The application to dense layers is identical

3. ##### Depthwise separable convolution

A replacement for `Conv2D` that is

    - lighter (fewer trainable weights)
    - a few per cent better

The idea is to use a spatial convolution on each channel under the assumption that
- spatial locations are highly correlated
- different channels are fairly independent

The parallel convolutions are mixed via a max poolinglayer

In [None]:
model.add(layers.SeperableConv2D(64, 3, activation='relu'))
model.add(layers.SeperableConv2D(128, 3, activation='relu'))
model.add(layers.MaxPooling2D(2))

Depthwise seperable convolutions are the basis of the high-performing Xception architecture

----

## 7.320 Hyperparameter optimisation

DL engineers have many seemingly arbitrary decisions:

- How many layers?
- The size of each layer
- Activation?
- Batch normalise?
- How much dropout?
- Learning rate?
- etc

Apart from intuition, how do they make these decisions?

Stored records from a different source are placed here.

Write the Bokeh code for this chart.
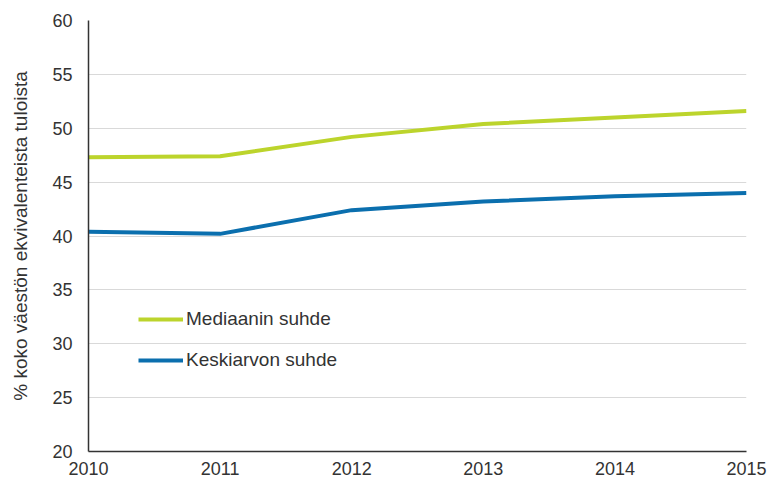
from bokeh.plotting import figure
from bokeh.models import Legend, LegendItem, FixedTicker, Range1d
from bokeh.embed import file_html
from bokeh.resources import INLINE

years = [2010, 2011, 2012, 2013, 2014, 2015]
mediaani = [47.3, 47.4, 49.2, 50.4, 51.0, 51.6]
keskiarvo = [40.4, 40.2, 42.4, 43.2, 43.7, 44.0]
y_ticks = [20, 25, 30, 35, 40, 45, 50, 55, 60]
series_names = ["Mediaanin suhde", "Keskiarvon suhde"]
y_label = "% koko väestön ekvivalenteista tuloista"

p = figure(width=770, height=479, output_backend="svg", toolbar_location=None,
           x_range=Range1d(2010, 2015), y_range=Range1d(20, 60),
           min_border_left=88, min_border_right=24, min_border_top=20, min_border_bottom=28)
p.outline_line_color = None
p.xgrid.grid_line_color = None
p.ygrid.grid_line_color = "#d9d9d9"
p.ygrid.grid_line_width = 1

font = "Liberation Sans"
for ax in (p.xaxis[0], p.yaxis[0]):
    ax.axis_line_color = "#333333"
    ax.axis_line_width = 1.5
    ax.major_tick_line_color = None
    ax.minor_tick_line_color = None
    ax.major_tick_out = 0
    ax.major_tick_in = 0
    ax.minor_tick_out = 0
    ax.minor_tick_in = 0
    ax.major_label_text_font = font
    ax.major_label_text_font_size = "18px"
    ax.major_label_text_color = "#333333"
p.xaxis.ticker = FixedTicker(ticks=years)
p.yaxis.ticker = FixedTicker(ticks=y_ticks)
p.xaxis.major_label_standoff = 10
p.yaxis.major_label_standoff = 16
p.yaxis.axis_label = y_label
p.yaxis.axis_label_text_font = font
p.yaxis.axis_label_text_font_style = "normal"
p.yaxis.axis_label_text_font_size = "19px"
p.yaxis.axis_label_text_color = "#333333"
p.yaxis.axis_label_standoff = 18

r1 = p.line(years, mediaani, line_color="#bcd42c", line_width=4)
r2 = p.line(years, keskiarvo, line_color="#0b6fae", line_width=4)

legend = Legend(items=[LegendItem(label=series_names[0], renderers=[r1]),
                       LegendItem(label=series_names[1], renderers=[r2])],
                location=(50, 80), padding=0, margin=0, spacing=19,
                glyph_width=45, glyph_height=22, label_standoff=3,
                border_line_color=None, background_fill_alpha=0,
                label_text_font=font, label_text_font_size="19px",
                label_text_color="#333333")
p.add_layout(legend)

open("out.html", "w").write(file_html(p, INLINE))
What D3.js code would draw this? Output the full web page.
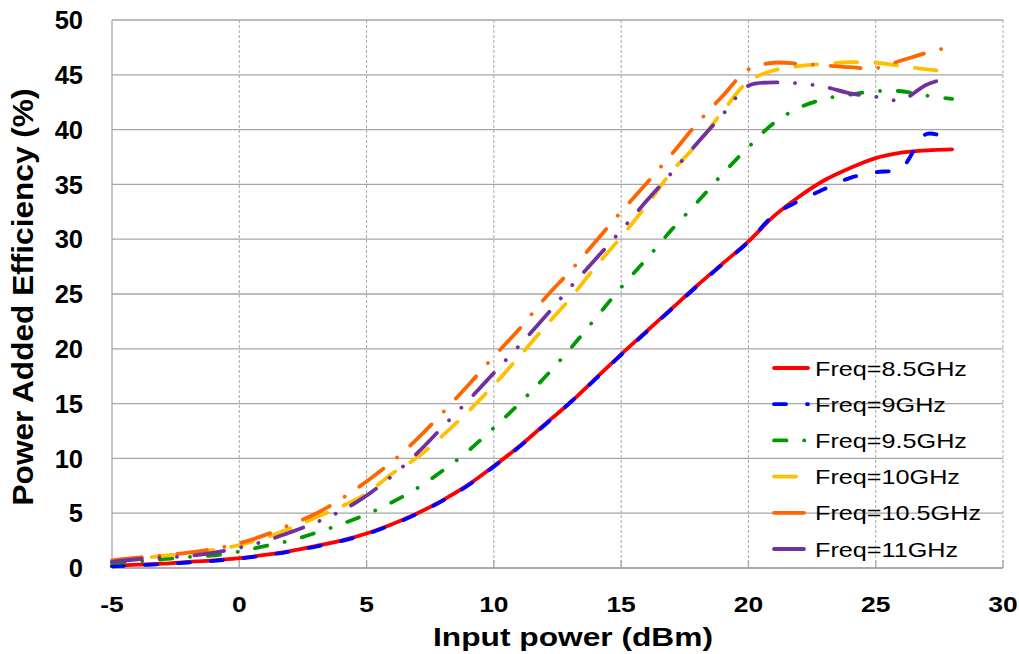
<!DOCTYPE html>
<html>
<head>
<meta charset="utf-8">
<script src="https://cdn.jsdelivr.net/npm/d3@7"></script>
<style>
  body { margin: 0; background: #fff; }
  text { font-family: "Liberation Sans", Arial, sans-serif; fill: #000; }
</style>
</head>
<body>
<script>
// input power (dBm)
var inputPower = [-5, -4, -3, -2, -1, 0, 1, 2, 3, 4, 5, 6, 7, 8, 9, 10, 11, 12,
                  13, 14, 15, 16, 17, 18, 19, 20, 21, 22, 23, 24, 25, 26, 27, 28];

// PAE (%) per frequency
var pae85 = [0.2, 0.3, 0.4, 0.55, 0.7, 0.9, 1.2, 1.55, 2.0, 2.5, 3.15, 4.0, 5.0, 6.2, 7.6, 9.3, 11.1, 13.1,
             15.1, 17.3, 19.5, 21.6, 23.7, 25.8, 27.8, 29.8, 32.1, 33.9, 35.4, 36.5, 37.4, 37.9, 38.1, 38.2];
var pae9 = [0.15, 0.25, 0.35, 0.5, 0.65, 0.85, 1.15, 1.5, 1.95, 2.45, 3.1, 3.95, 4.95, 6.15, 7.55, 9.25, 11.05, 13.05,
            15.1, 17.25, 19.45, 21.55, 23.65, 25.75, 27.75, 29.75, 32.2, 33.5, 34.6, 35.6, 36.1, 36.5, 39.6, 39.0];
var pae95 = [0.45, 0.6, 0.8, 1.0, 1.15, 1.5, 2.0, 2.5, 3.2, 4.0, 4.9, 6.0, 7.3, 8.9, 10.7, 12.8, 15.0, 17.4,
             20.0, 22.8, 25.6, 28.2, 30.9, 33.4, 36.0, 38.4, 40.6, 42.0, 42.8, 43.2, 43.5, 43.5, 43.1, 42.8];
var pae10 = [0.65, 0.85, 1.1, 1.35, 1.65, 2.1, 2.75, 3.6, 4.6, 5.6, 6.8, 8.6, 10.1, 12.1, 14.3, 16.7, 19.3, 22.0,
             24.6, 27.5, 30.2, 33.1, 36.2, 38.7, 41.7, 44.4, 45.4, 45.8, 46.0, 46.15, 46.1, 45.8, 45.5, 45.25];
var pae105 = [0.7, 0.95, 1.15, 1.4, 1.75, 2.25, 3.0, 3.95, 4.95, 6.3, 7.9, 9.7, 11.8, 14.2, 16.7, 19.3, 21.8, 24.6,
              27.1, 29.8, 32.5, 35.1, 37.8, 40.6, 43.1, 45.5, 46.1, 46.0, 45.85, 45.7, 45.6, 46.3, 47.0, 47.6];
var pae11 = [0.55, 0.8, 0.95, 1.1, 1.4, 1.85, 2.45, 3.25, 4.15, 5.2, 6.6, 8.4, 10.5, 12.9, 15.3, 17.8, 20.3, 22.9,
             25.6, 28.2, 30.8, 33.5, 36.1, 38.8, 41.4, 44.0, 44.3, 44.2, 43.9, 43.3, 43.0, 42.7, 44.1, 44.8];

var seriesNames = ["Freq=8.5GHz", "Freq=9GHz", "Freq=9.5GHz", "Freq=10GHz", "Freq=10.5GHz", "Freq=11GHz"];
var xTicks = [-5, 0, 5, 10, 15, 20, 25, 30];
var yTicks = [0, 5, 10, 15, 20, 25, 30, 35, 40, 45, 50];

var series = [pae85, pae9, pae95, pae10, pae105, pae11];
var colors = ["#ff0000", "#0000ff", "#009900", "#ffc000", "#ff6600", "#7030a0"];
var dashes = [null, "12,21", "12.5,17.7,0.1,17.7", "22,18", "30,17.7,0.1,17.7", "30,17.5,0.1,17.5,0.1,17.5"];

var W = 1019, H = 654;
var margin = {top: 20, right: 16, bottom: 86, left: 112};
var width = W - margin.left - margin.right,
    height = H - margin.top - margin.bottom;

// text is a bit wider than the plain font in the original
function widen(sel, k) {
  sel.each(function() {
    var len = this.getComputedTextLength();
    d3.select(this).attr("textLength", len * k).attr("lengthAdjust", "spacingAndGlyphs");
  });
}

var svg = d3.select("body").append("svg")
    .attr("width", W)
    .attr("height", H);

var g = svg.append("g")
    .attr("transform", "translate(" + margin.left + "," + margin.top + ")");

var x = d3.scaleLinear().domain([-5, 30]).range([0, width]);
var y = d3.scaleLinear().domain([0, 50]).range([height, 0]);

// horizontal gridlines (solid)
g.selectAll(".hgrid")
    .data(yTicks)
  .enter().append("line")
    .attr("x1", 0).attr("x2", width)
    .attr("y1", d => y(d)).attr("y2", d => y(d))
    .attr("stroke", "#a6a6a6")
    .attr("stroke-width", 1.3);

// vertical gridlines (dashed)
g.selectAll(".vgrid")
    .data(xTicks.slice(1))
  .enter().append("line")
    .attr("x1", d => x(d)).attr("x2", d => x(d))
    .attr("y1", 0).attr("y2", height)
    .attr("stroke", "#a6a6a6")
    .attr("stroke-width", 1)
    .attr("stroke-dasharray", "3,2");

// axis lines
g.append("line").attr("x1", 0).attr("x2", 0).attr("y1", 0).attr("y2", height)
    .attr("stroke", "#a6a6a6").attr("stroke-width", 1.3);
g.append("line").attr("x1", 0).attr("x2", width).attr("y1", height).attr("y2", height)
    .attr("stroke", "#a6a6a6").attr("stroke-width", 1.3);

// tick marks on x axis
g.selectAll(".xtick")
    .data(xTicks)
  .enter().append("line")
    .attr("x1", d => x(d)).attr("x2", d => x(d))
    .attr("y1", height - 8).attr("y2", height)
    .attr("stroke", "#a6a6a6").attr("stroke-width", 1.3);

// tick labels
g.selectAll(".ylab")
    .data(yTicks)
  .enter().append("text")
    .attr("x", -29)
    .attr("y", d => y(d))
    .attr("dy", "0.36em")
    .attr("text-anchor", "end")
    .style("font-size", "25.5px")
    .style("font-weight", "bold")
    .text(d => d);

g.selectAll(".xlab")
    .data(xTicks)
  .enter().append("text")
    .attr("x", d => x(d))
    .attr("y", height + 44)
    .attr("text-anchor", "middle")
    .style("font-size", "22px")
    .style("font-weight", "bold")
    .text(d => d)
    .call(widen, 1.2);

// axis titles
svg.append("text")
    .attr("transform", "translate(33,297) rotate(-90)")
    .attr("text-anchor", "middle")
    .style("font-size", "29px")
    .style("font-weight", "bold")
    .attr("textLength", 417)
    .attr("lengthAdjust", "spacingAndGlyphs")
    .text("Power Added Efficiency (%)");

svg.append("text")
    .attr("x", 573)
    .attr("y", 646)
    .attr("text-anchor", "middle")
    .style("font-size", "25px")
    .style("font-weight", "bold")
    .attr("textLength", 280)
    .attr("lengthAdjust", "spacingAndGlyphs")
    .text("Input power (dBm)");

// curves
var line = d3.line()
    .x((d, i) => x(inputPower[i]))
    .y(d => y(d))
    .curve(d3.curveCatmullRom.alpha(0.5));

g.selectAll(".curve")
    .data(series)
  .enter().append("path")
    .attr("d", d => line(d))
    .attr("fill", "none")
    .attr("stroke", (d, i) => colors[i])
    .attr("stroke-width", 3.8)
    .attr("stroke-linecap", "round")
    .attr("stroke-dasharray", (d, i) => dashes[i]);

// legend
var legend = svg.append("g").attr("transform", "translate(774,368)");
var item = legend.selectAll(".item")
    .data(seriesNames)
  .enter().append("g")
    .attr("transform", (d, i) => "translate(0," + (i * 36.2) + ")");

item.append("line")
    .attr("x1", 0).attr("x2", 34)
    .attr("stroke", (d, i) => colors[i])
    .attr("stroke-width", 3.8)
    .attr("stroke-linecap", "round")
    .attr("stroke-dasharray", (d, i) => dashes[i]);

item.append("text")
    .attr("x", 41)
    .attr("dy", "0.36em")
    .style("font-size", "21px")
    .text(d => d)
    .call(widen, 1.2);
</script>
</body>
</html>
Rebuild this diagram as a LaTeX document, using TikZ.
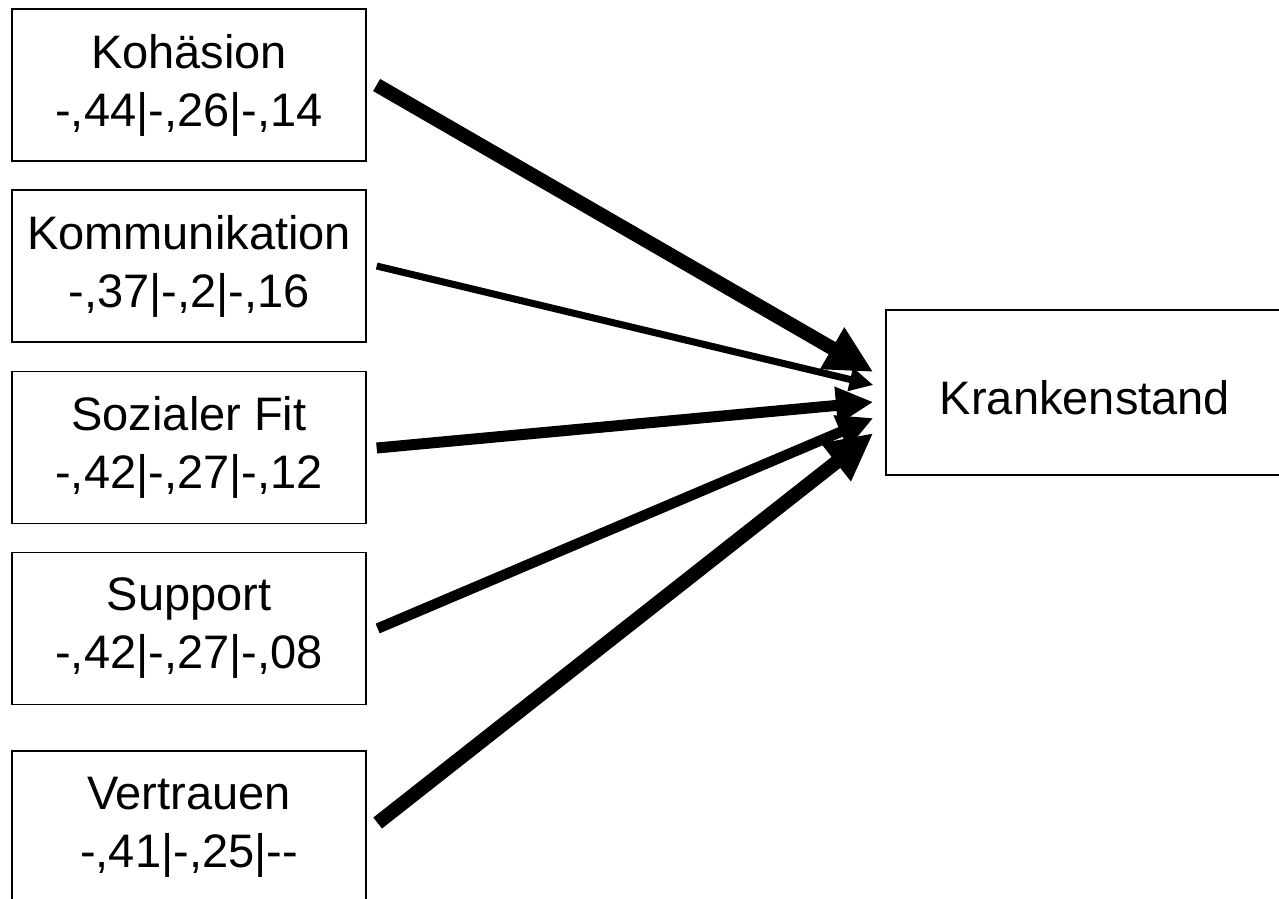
\documentclass[tikz,border=0pt]{standalone}
\usepackage{fontspec}
\setmainfont{Liberation Sans}
\usetikzlibrary{arrows.meta,calc}
\begin{document}
\begin{tikzpicture}[x=1pt,y=-1pt,
  box/.style={draw=black,line width=1.3pt,minimum width=354pt,minimum height=152pt,inner sep=0pt,align=center,font=\fontsize{47}{57}\selectfont,execute at begin node={\rule{0pt}{44pt}}},
  conn/.style={line width=#1,-{Triangle[length=0pt 3.4,width=0pt 3.2]}}]
\clip (0,0) rectangle (1279,898);
\fill[white] (0,0) rectangle (1279,898);
\node[box] (koh) at (189,85) {Koh\"asion\\[1pt]-,44|-,26|-,14};
\node[box] (kom) at (189,266) {Kommunikation\\[1pt]-,37|-,2|-,16};
\node[box] (soz) at (189,447.5) {Sozialer Fit\\[1pt]-,42|-,27|-,12};
\node[box] (sup) at (189,628.5) {Support\\[1pt]-,42|-,27|-,08};
\node[box] (ver) at (189,827) {Vertrauen\\[1pt]-,41|-,25|-{}-};
\node[box,execute at begin node={},minimum width=420pt,minimum height=165pt] (kr) at (1096,392.5) {\hspace*{-22pt}Krankenstand};
\draw[conn=14pt] ($(koh.east)+(10,0)$) -- ($(kr.west)+(-12,-20.5)$);
\draw[conn=7pt] ($(kom.east)+(10,0)$) -- ($(kr.west)+(-12,-7.5)$);
\draw[conn=11pt] ($(soz.east)+(10,0.5)$) -- ($(kr.west)+(-12,9.5)$);
\draw[conn=10.5pt] ($(sup.east)+(11,0)$) -- ($(kr.west)+(-12,25.5)$);
\draw[conn=14pt] ($(ver.east)+(11,-4)$) -- ($(kr.west)+(-12,40.5)$);
\end{tikzpicture}
\end{document}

Is there a way of exploring the hyperparameter space and the space of hypotheses spaces?

Hyperparameter optimisation 

1. Choose a set of hyperparameters
2. Build the model
3. Fit to training data and measure performance on validation data
4. If good enough
    - Evaluate on test data
    - Stop
5. Go to 1.

The particular optimisation scheme will specify step 1.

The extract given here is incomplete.